Jefferson senior captain Robby Martin.

A midseason lineup restructuring moved Martin to the two-hole allowing the big, lefty hitter to support the Dragons leadoff man AJ Mathis (a fellow FSU signee), who has 37 hits and 25 walks, followed by 46 stolen bases and 42 runs scored.

The move has also bore fruit for the Dragons third Division I senior commit, Charlie Welch (Pepperdine signee) and junior Marc DeGusipe (himself a verbal commit to Florida Atlantic) hitting behind the two FSU signees. Welch is hitting .455, with a team leading 25 RBI, just ahead of DeGusipe who has 23 RBI as well as a 5-2 record on the mound this season in 11 appearances.
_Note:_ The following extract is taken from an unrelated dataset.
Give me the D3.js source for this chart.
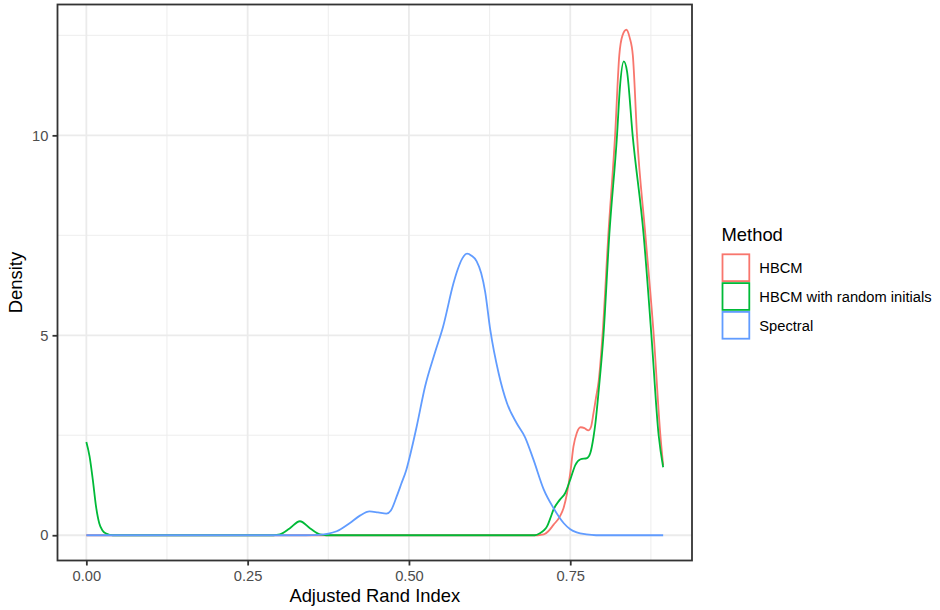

Jefferson has found a will-to-win attitude over the last month, winning two games in of its last five games in extra-innings and a third in a seventh-inning rally at Land O’ Lakes. The Dragons will face an equally battle-tested opponent Wednesday morning in Fort Myers, as Clay was also a district runner-up, which bested its region champion Ponte Vedra in extra-innings of the region semifinals, before advancing to the state semifinals with a 2-0 win over Lynn Haven Mosley last week.